Femina Ridens (1969) – sexy giallo pop
Long-métrage inclassable que l’on pourrait qualifier de « pop », FEMINA RIDESN (alias LE DUO DE LA MORT) a été fréquemment associé au giallo, bien qu’il n’en reprenne que certains éléments. L’ensemble s’apparente surtout à un mélange de drame et de thriller psychologique saupoudré d’une pincée d’érotisme. Graphiquement timoré, le film développe cependant un sous-texte sadien prononcé, teinté de fétichisme et même, pour reprendre un terme actuel, de masculinisme triomphant. Du moins durant la majeure partie de son déroulé car les dernières minutes inversent radicalement la tendance pour plonger, au contraire, dans un manifeste volontiers féministe. Durant ce dénouement, prévisible mais plaisant, interviennent les aspects les plus proches du giallo dit de « machination » qui explique l’inclusion, quelque peu forcée mais acceptable, du métrage au sein du filon italien.

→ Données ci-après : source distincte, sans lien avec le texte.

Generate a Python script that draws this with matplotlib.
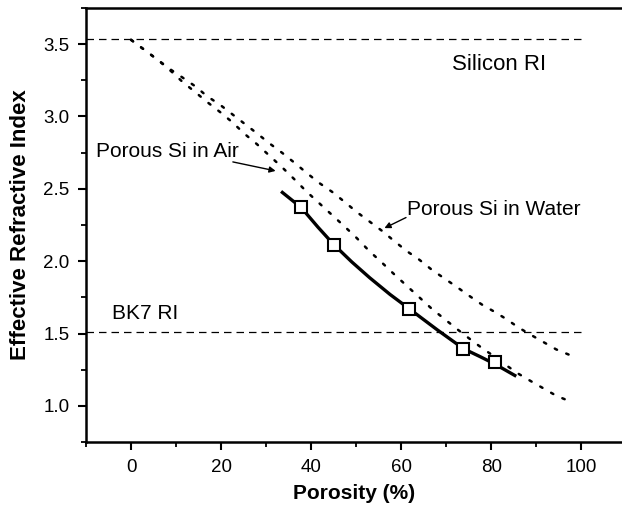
import numpy as np
import matplotlib.pyplot as plt
from matplotlib.ticker import MultipleLocator

plt.rcParams['font.family'] = ['Liberation Sans', 'DejaVu Sans']

# porous Si in air (effective medium, dotted)
p_air = [0, 3, 6, 9, 11.4, 14.2, 16.9, 19.8, 22.5, 25.2, 27.9, 30.7, 33.5, 36.3,
         39, 41.8, 44.6, 47.4, 50.1, 52.9, 55.7, 58.4, 61.2, 64, 66.8, 69.6,
         72.4, 75.1, 77.9, 80.7, 83.3, 86.1, 88.8, 91.6, 94.4, 97.5]
n_air = [3.53, 3.46, 3.39, 3.31, 3.24, 3.17, 3.10, 3.03, 2.96, 2.88, 2.81, 2.73,
         2.65, 2.565, 2.48, 2.40, 2.32, 2.24, 2.16, 2.07, 1.99, 1.91, 1.83, 1.75,
         1.67, 1.60, 1.53, 1.465, 1.40, 1.34, 1.28, 1.22, 1.17, 1.12, 1.07, 1.03]

# porous Si in water
p_water = p_air
n_water = [3.53, 3.46, 3.39, 3.32, 3.27, 3.21, 3.14, 3.08, 3.015, 2.95, 2.885,
           2.815, 2.75, 2.68, 2.61, 2.54, 2.48, 2.41, 2.34, 2.275, 2.21, 2.14,
           2.07, 2.01, 1.94, 1.88, 1.82, 1.76, 1.70, 1.65, 1.60, 1.54, 1.49,
           1.44, 1.39, 1.35]

# measured points and fit
p_meas = [37.8, 45.0, 61.8, 73.8, 80.7]
n_meas = [2.376, 2.11, 1.67, 1.39, 1.30]
p_fit = [33.6, 37.8, 41.5, 45.0, 49.0, 53.0, 57.5, 61.8, 68.0, 73.8, 77.5, 80.7, 85.2]
n_fit = [2.475, 2.37, 2.235, 2.115, 1.995, 1.885, 1.77, 1.67, 1.525, 1.395, 1.34, 1.29, 1.21]

si_ri = 3.535
bk7_ri = 1.51

fig = plt.figure(figsize=(6.22, 5.11), dpi=100)
ax = fig.add_axes([86 / 622, 69 / 511, 536 / 622, 434 / 511])

ax.plot([-10, 101], [si_ri, si_ri], color='black', lw=0.9, linestyle=(0, (6, 4)))
ax.plot([-10, 100], [bk7_ri, bk7_ri], color='black', lw=0.9, linestyle=(0, (6, 4)))

ax.plot(p_air, n_air, color='black', lw=1.8, linestyle=(0, (1, 4)),
        dash_capstyle='round')
ax.plot(p_water, n_water, color='black', lw=1.8, linestyle=(0, (1, 4)),
        dash_capstyle='round')

ax.plot(p_fit, n_fit, color='black', lw=2.4)
ax.plot(p_meas, n_meas, linestyle='none', marker='s', ms=8.5,
        mfc='white', mec='black', mew=1.5)

ax.text(71.3, 3.36, 'Silicon RI', fontsize=16, va='center', ha='left')
ax.text(-4.3, 1.64, 'BK7 RI', fontsize=15, va='center', ha='left')
ax.text(-7.8, 2.76, 'Porous Si in Air', fontsize=15, va='center', ha='left')
ax.text(61.3, 2.36, 'Porous Si in Water', fontsize=15, va='center', ha='left')
ax.annotate('', xy=(32.7, 2.62), xytext=(22, 2.69),
            arrowprops=dict(arrowstyle='-|>', color='black', lw=1.0,
                            mutation_scale=9))
ax.annotate('', xy=(55.7, 2.22), xytext=(61.6, 2.31),
            arrowprops=dict(arrowstyle='-|>', color='black', lw=1.0,
                            mutation_scale=9))

ax.set_xlim(-10, 109)
ax.set_ylim(0.75, 3.75)
ax.xaxis.set_minor_locator(MultipleLocator(10))
ax.yaxis.set_minor_locator(MultipleLocator(0.25))
ax.set_xticks([0, 20, 40, 60, 80, 100])
ax.set_yticks([1.0, 1.5, 2.0, 2.5, 3.0, 3.5])

ax.spines['right'].set_visible(False)
for s in ['left', 'bottom', 'top']:
    ax.spines[s].set_linewidth(1.8)
ax.tick_params(which='major', direction='out', length=6, width=1.5,
               labelsize=13.5, pad=6)
ax.tick_params(which='minor', direction='out', length=3.5, width=1.3)

ax.set_xlabel('Porosity (%)', fontsize=15, fontweight='bold', labelpad=6)
ax.set_ylabel('Effective Refractive Index', fontsize=16, fontweight='bold',
              labelpad=9)

fig.savefig('out.png', dpi=100)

Le riche docteur Sayer (Philippe Leroy) mène une existence dominée par le luxe dans sa vaste propriété. Effrayé par la gent féminine, il a cependant l’habitude de se payer, chaque vendredi, une prostituée. Il aime leur infliger diverses souffrances et humiliations. Une routine troublée par l’empêchement de la belle de nuit hebdomadaire et l’arrivée de la journaliste Maria (Dagmar Lassander). Celle-ci souhaite effectuer un reportage sur les nouvelles méthodes contraceptives développées par Sayer. Or, les vues féministes de la demoiselle s’opposent aux conceptions machistes du médecin. Toutefois, n’ayant personne à martyriser, le médecin l’invite néanmoins chez lui afin d’approfondir la discussion. Sayer drogue ensuite la boisson de Maria qui se réveille enchainée dans les appartements privés du médecin bien décidé à la soumettre à toutes ses fantaisies sexuelles. Il lui avoue d’ailleurs rapidement avoir tué bien d’autres jeunes filles et lui promet qu’elle connaitra un sort semblable. Maria pourra t’elle émouvoir le psychopathe ?

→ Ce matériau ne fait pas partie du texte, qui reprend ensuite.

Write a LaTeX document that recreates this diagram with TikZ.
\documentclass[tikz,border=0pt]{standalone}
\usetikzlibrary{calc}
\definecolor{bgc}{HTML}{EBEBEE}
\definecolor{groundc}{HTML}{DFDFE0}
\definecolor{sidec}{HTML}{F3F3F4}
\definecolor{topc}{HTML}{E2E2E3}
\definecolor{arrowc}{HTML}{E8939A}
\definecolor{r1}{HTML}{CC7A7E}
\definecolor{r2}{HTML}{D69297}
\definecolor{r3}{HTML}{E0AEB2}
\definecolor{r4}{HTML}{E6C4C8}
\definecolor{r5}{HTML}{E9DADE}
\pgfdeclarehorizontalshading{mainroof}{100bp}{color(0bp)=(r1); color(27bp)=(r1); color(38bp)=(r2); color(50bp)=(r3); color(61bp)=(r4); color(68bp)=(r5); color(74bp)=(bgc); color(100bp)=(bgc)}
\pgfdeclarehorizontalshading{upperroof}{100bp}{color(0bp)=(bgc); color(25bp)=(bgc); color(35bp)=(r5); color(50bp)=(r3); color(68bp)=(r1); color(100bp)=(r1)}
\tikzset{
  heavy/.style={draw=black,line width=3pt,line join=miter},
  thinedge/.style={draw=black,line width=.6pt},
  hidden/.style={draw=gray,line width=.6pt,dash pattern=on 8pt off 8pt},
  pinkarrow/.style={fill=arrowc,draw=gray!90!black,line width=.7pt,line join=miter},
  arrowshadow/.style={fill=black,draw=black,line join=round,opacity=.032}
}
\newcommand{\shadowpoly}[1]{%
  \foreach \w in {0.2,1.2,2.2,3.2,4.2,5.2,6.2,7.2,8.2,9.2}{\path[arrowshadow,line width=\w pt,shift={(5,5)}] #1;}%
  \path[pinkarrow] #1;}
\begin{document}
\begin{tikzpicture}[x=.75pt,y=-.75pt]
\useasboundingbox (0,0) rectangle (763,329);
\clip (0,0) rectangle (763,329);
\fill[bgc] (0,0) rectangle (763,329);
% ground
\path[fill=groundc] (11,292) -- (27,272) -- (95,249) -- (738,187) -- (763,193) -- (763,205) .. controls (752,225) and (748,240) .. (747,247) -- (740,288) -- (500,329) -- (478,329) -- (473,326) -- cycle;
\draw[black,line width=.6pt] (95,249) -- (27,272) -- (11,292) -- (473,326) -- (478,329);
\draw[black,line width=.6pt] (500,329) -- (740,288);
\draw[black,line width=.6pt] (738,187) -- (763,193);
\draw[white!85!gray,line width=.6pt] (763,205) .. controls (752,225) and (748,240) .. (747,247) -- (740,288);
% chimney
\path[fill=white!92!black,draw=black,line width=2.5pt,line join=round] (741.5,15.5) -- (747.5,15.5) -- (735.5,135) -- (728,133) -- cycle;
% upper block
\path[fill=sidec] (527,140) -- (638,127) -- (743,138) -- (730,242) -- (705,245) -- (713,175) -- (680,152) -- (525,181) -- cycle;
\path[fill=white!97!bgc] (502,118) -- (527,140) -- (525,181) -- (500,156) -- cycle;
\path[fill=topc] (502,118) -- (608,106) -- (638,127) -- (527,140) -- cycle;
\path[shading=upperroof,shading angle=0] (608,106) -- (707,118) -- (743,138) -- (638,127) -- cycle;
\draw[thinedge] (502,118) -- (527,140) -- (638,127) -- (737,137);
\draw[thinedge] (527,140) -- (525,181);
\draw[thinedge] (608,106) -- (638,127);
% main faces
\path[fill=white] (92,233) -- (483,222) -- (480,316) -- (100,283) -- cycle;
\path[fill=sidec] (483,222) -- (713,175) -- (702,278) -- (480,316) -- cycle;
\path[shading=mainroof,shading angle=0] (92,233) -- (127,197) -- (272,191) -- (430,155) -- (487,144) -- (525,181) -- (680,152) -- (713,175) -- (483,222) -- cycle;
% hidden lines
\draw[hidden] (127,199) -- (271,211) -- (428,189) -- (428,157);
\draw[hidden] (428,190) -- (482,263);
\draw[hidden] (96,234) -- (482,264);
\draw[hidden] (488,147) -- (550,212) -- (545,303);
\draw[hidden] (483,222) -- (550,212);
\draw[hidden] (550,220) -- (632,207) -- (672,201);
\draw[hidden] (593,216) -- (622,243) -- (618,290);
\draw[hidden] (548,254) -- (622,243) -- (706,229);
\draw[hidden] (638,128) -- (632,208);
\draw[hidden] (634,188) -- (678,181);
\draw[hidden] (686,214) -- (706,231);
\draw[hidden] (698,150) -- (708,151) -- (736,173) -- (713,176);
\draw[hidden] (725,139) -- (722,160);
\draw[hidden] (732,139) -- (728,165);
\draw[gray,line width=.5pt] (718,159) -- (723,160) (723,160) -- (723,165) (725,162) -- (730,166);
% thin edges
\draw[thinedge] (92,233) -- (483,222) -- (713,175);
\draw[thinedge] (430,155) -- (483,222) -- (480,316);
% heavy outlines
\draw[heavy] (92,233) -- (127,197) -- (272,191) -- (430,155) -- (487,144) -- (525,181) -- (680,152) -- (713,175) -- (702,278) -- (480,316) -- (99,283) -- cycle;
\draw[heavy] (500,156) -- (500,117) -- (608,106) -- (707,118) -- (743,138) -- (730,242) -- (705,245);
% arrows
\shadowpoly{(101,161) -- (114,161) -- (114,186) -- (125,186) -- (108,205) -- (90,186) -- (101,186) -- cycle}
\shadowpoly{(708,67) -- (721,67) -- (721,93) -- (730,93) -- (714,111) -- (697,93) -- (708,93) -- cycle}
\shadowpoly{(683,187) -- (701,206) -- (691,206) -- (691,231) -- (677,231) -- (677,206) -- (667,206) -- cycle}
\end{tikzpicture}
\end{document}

Cinéaste ayant surtout œuvré pour les petits écrans, Piero Schivazappa n’a guère travaillé pour le septième art. Il a livré cinq réalisations en un quart de siècle, dont ce FEMINA RIDENS, son film le plus connu et célébré. Variation sur L’OBSEDE, le long-métrage aligne les séquences timidement sadomasochistes pour illustrer la relation toxique entre le médecin misogyne et sa proie. Toutefois, cette dernière se révèle moins innocente qu’il n’y parait et le final offre un petit twist quelque peu attendu mais efficace.

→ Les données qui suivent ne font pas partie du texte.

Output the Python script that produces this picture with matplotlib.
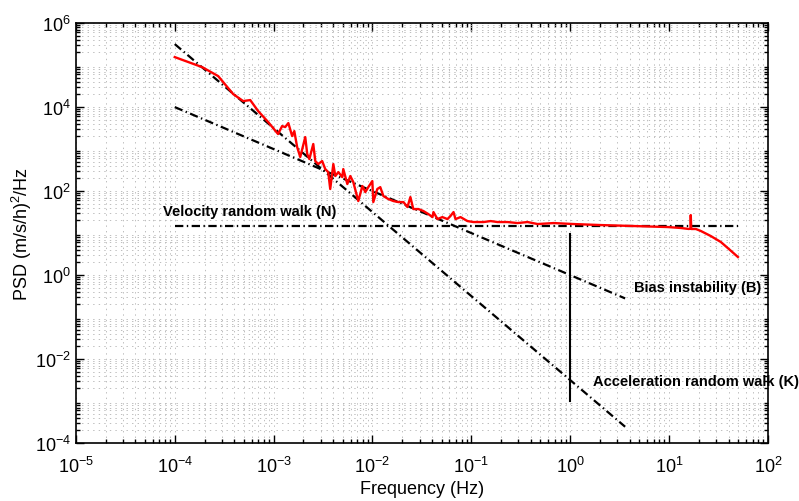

Dans le rôle d’un homme névrosé, maladivement effrayé par les femmes, le vétéran parisien Philippe Leroy (NIKITA, PORTIER DE NUIT) livre une belle performance : témoignant une possible homosexualité réprouvée, il assouvit ses fantasmes dominateurs auprès de prostituées. Dagmar Lassander (APOCALYPSE DANS L’OCEAN ROUGE), pour sa part, impose son physique attrayant et se montre crédible en journaliste soumise puis manipulatrice. Ce duo (de la mort) occupe seul l’écran durant 90% du temps de projection, en un curieux huis-clos.
En dépit des bonnes performances de ces deux comédiens, le véritable centre d’intérêt de FEMINA RIDENS réside surtout dans l’esthétique sixties et psychédélique développée par le cinéaste. Très influencé par le pop-art, statue géante et gigantesque vagin denté signé Niky de Saint-Phalle incluse, le film joue sur les compositions de couleurs et les décors stylisés, lesquels constituent de véritables tableaux empreints d’un fétichisme réjouissant. Les influences picturales et visuelles, légèrement « arty », crédibilisent le long-métrage et lui confèrent une réelle élégance susceptible de l’élever au-dessus du tout venant de la production de cette époque.
La célèbre bande originale de Stelvio Cipriani s’avère, elle aussi, très efficace, le maestro proposant divers thèmes mémorables et une chanson imparable. FEMINA RIDENS témoigne donc d’une époque révolue où le cinéma d’auteur et le cinoche populaire, voire d’exploitation, copulaient joyeusement dans un ensemble tour à tour intello et érotique. Un mélange de sexy thriller lorgnant sur le giallo et de comédie dramatique d’inspiration sadienne où la substance se montre indéniablement plus importante que le sens.
Sans doute un poil longuet en dépit de sa durée restreinte, FEMINA RIDENS n’en demeure pas moins un intéressant artefact en provenance direct des sixties : sexy, pop, psychédélique, gentiment osé et, au final, plaisant. Bref, une curiosité.